May 24, 2007
Sue Scheff's business, Parents Universal Resource Experts, places troubled teens in reform schools--and generates a lot of controversy. Disgruntled clients have accused Scheff's company of sending kids to abusive programs, and the Web is full of complaints: A quick Google search used to reveal sites describing her as a "fraud," a "con artist" and a "crook."
Google Scheff's name now, however, and the first few pages of results are far less controversial: They include Scheff's own sites about teen pregnancy [ http://www.sue-scheff.org/ ], her upcoming book, and, until recently, recipes for broccoli casserole and pork chops [ http://www.sue-scheff.net/ ].
That last one might seem strange to Scheff's friends, who know she doesn't cook. "The truth is, if it doesn't go in the microwave, I don't make it," she admits
So who wrote the cooking advice at sue-scheff.net? Not Sue Scheff. That site, and many of the others in the first several pages of Sue Scheff's Google results, were designed by a company called Reputation Defender, which sells what its founder, Michael Fertik, calls "Google insulation." For a fee, Reputation Defender pads the Web with friendly-sounding content like flattering blog entries, personal sites and other positive pages, and then pushes those sites to the top of the Google results for clients like Scheff, thereby hiding the online insults of her enemies.
And there's plenty of vitriol to hide. In 2004, she filed a defamation lawsuit against one of her critics, Carey Bock, in a Florida state court. Scheff won an $11.3 million verdict last year, but some negative commentary remained on the Web. Scheff says those comments were ruining her business, driving away more than half of her customers. "She had just slandered me up one side and down the other side of the Internet," Scheff says.
So Scheff turned to Reputation Defender. Founded last October, the company says it monitors what's written about clients online for a monthly $10 fee and will have specific content "destroyed" for an extra $30. The removal of content usually involves polite take-down requests that occasionally escalate into cease-and-desist letters and legal threats when necessary, says the company's chief executive, Michael Fertik.
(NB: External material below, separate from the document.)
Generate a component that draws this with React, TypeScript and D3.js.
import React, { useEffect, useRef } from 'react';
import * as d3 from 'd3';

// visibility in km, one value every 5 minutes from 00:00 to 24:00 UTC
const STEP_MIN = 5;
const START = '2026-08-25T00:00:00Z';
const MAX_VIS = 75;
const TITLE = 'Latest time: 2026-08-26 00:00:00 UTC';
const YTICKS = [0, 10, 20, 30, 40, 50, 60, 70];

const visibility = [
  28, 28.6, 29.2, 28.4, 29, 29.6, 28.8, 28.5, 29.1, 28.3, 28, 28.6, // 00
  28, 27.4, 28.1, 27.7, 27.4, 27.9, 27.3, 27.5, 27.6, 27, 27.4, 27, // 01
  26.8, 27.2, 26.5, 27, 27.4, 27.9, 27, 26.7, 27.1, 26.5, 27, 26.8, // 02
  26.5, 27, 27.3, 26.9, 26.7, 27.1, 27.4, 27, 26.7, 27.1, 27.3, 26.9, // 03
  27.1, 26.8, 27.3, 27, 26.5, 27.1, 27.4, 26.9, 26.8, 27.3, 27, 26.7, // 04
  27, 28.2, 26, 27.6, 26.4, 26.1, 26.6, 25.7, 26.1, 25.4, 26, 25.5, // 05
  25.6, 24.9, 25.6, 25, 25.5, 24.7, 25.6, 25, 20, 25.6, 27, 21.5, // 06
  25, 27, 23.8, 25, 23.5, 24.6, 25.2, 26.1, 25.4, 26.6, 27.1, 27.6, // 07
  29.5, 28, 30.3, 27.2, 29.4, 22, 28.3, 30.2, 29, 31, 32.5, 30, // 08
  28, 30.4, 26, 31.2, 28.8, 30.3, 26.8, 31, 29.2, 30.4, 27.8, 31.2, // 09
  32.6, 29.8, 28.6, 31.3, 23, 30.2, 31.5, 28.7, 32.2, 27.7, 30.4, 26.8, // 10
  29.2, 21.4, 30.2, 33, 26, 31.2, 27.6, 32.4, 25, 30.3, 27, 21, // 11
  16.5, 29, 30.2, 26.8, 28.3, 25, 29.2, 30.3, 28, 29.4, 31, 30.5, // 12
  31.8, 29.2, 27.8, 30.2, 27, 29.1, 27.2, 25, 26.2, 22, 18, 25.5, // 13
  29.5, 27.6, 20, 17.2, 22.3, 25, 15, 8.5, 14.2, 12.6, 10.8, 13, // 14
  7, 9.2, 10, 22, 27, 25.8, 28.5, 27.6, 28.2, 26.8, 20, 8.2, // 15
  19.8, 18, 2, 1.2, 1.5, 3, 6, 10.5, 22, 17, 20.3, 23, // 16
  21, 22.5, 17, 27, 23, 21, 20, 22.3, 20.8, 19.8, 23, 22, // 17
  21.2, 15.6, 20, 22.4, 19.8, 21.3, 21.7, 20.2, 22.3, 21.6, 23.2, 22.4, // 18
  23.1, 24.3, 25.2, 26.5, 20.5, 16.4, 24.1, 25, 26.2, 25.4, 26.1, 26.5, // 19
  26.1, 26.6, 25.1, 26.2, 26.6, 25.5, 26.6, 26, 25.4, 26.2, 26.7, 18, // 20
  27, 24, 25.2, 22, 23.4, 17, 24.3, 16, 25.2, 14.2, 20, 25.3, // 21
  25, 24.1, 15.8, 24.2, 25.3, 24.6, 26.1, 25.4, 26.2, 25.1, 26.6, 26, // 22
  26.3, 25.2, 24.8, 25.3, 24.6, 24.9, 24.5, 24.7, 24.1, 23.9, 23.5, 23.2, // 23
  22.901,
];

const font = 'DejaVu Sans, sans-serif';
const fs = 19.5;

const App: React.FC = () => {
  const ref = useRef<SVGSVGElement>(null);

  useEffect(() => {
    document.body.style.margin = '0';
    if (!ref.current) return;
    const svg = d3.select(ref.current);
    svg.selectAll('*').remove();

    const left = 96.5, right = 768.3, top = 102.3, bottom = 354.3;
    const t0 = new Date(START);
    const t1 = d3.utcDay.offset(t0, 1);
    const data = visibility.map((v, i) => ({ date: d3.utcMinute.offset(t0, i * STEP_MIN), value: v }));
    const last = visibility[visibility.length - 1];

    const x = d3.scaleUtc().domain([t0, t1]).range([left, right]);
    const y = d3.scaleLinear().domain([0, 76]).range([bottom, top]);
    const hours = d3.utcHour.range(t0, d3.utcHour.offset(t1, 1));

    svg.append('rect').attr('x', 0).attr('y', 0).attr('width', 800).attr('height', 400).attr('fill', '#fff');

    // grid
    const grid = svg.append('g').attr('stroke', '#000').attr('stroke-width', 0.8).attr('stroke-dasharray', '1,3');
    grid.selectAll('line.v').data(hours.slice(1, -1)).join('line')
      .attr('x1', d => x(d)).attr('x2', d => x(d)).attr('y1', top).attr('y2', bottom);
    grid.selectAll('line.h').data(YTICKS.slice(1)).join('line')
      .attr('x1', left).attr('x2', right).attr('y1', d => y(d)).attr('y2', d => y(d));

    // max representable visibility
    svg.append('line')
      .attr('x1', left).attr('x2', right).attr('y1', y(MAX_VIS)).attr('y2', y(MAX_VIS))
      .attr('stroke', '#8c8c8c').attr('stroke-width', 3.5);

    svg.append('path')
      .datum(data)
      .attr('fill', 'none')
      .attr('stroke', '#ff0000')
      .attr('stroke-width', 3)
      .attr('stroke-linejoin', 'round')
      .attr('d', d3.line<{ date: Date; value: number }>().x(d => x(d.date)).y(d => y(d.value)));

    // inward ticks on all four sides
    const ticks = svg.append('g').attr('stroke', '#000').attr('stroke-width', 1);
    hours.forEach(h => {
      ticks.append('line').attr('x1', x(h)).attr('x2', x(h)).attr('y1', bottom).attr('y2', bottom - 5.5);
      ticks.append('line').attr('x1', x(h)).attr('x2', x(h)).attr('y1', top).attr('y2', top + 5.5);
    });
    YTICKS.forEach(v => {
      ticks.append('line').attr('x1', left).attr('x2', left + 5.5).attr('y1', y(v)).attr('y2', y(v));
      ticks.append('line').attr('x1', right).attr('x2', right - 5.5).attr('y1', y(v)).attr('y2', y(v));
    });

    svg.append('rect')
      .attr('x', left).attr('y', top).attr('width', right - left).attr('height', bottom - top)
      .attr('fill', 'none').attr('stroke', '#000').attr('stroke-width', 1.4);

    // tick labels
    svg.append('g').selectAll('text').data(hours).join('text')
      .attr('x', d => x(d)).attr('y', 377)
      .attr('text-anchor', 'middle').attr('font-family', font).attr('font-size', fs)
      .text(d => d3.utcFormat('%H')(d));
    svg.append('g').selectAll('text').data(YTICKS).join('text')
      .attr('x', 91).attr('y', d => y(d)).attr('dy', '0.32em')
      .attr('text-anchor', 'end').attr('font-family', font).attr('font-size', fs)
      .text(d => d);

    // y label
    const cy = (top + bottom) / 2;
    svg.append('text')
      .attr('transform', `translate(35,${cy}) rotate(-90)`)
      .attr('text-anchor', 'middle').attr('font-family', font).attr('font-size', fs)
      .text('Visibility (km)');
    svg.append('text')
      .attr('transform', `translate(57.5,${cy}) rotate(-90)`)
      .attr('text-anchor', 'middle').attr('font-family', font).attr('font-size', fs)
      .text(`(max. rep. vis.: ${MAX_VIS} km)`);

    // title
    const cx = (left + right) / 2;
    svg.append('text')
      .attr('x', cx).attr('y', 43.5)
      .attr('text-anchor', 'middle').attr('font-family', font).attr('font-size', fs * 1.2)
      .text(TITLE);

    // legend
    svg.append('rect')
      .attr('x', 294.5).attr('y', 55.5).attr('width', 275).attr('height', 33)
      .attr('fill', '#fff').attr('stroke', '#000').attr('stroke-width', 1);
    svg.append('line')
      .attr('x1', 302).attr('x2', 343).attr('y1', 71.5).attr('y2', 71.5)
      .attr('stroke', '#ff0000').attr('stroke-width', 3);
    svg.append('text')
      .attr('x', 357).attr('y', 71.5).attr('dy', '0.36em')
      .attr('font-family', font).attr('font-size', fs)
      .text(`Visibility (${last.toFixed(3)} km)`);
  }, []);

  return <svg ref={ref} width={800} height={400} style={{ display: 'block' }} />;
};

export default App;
But Reputation Defender recently began offering users a subtler approach: hiding unwanted Web comments with a barrage of positive, Google-friendly content, either created by the company or dredged up from elsewhere on the Web and optimized to appear at the top of search-engine results.
"Say you have 20,000 delighted clients and five clients that hate you," says Fertik. "We'll tell your story on the Internet and find press about you and start promoting that to the top of the Google chain. It's very Internet-specific PR, a very different game." For that labor-intensive service, officially called MyEdge, the company charges a hefty price: Fees start at around $10,000. Fertik says he has more than 25 clients for the service.
MyEdge's success is based not only in creating reputation-boosting pages but also in convincing Google to float those sites to the first few pages of results, the only results that most Web users ever see. But gaming Google can be tricky. The search giant, which declined to comment on Reputation Defender's service, spends significant resources trying to prevent Web site owners from pushing up their ranking artificially. And it will punish sites it thinks are cheating by pushing them into the back pages of search results. (see "Condemned To Google Hell" [ http://www.forbes.com/home/technology/2007/04/29/sanar-google-skyfacet-tech-cx_ag_0430googhell.html ]).
Fertik won't reveal the details of MyEdge's tactics, but he says he's confident they don't break Google's rules or those of any other search engine. He also says his company draws the line at publishing lies about individuals or businesses--the cooking site created for Sue Scheff, he says, was an unfortunate exception, one that he removed after talking to this reporter. But Fertik sees nothing wrong with manipulating Google to focus on the positive aspects of someone's persona.
"Google is not God," he says. "It's a machine, a superb machine that benefits millions, but it's still just a machine. And what it turns up can have remarkably deleterious impact on hardworking people and businesses."
Some might still argue that MyEdge misleads Web users or that it muzzles them by hiding negative opinions. But Kevin Bankston, an attorney at the Internet free-speech advocacy group the Electronic Frontier Foundation, sees MyEdge as a healthy alternative to the usual angry-lawyer school of reputation management.
"As long as they're not committing some kind of fraud, I think this is the way to deal with bad speech," says Bankston. "This shows that you don't need to counter speech by attempting to censor it, but rather with better and more accurate information. As the truism goes, the best answer to bad speech is always more speech."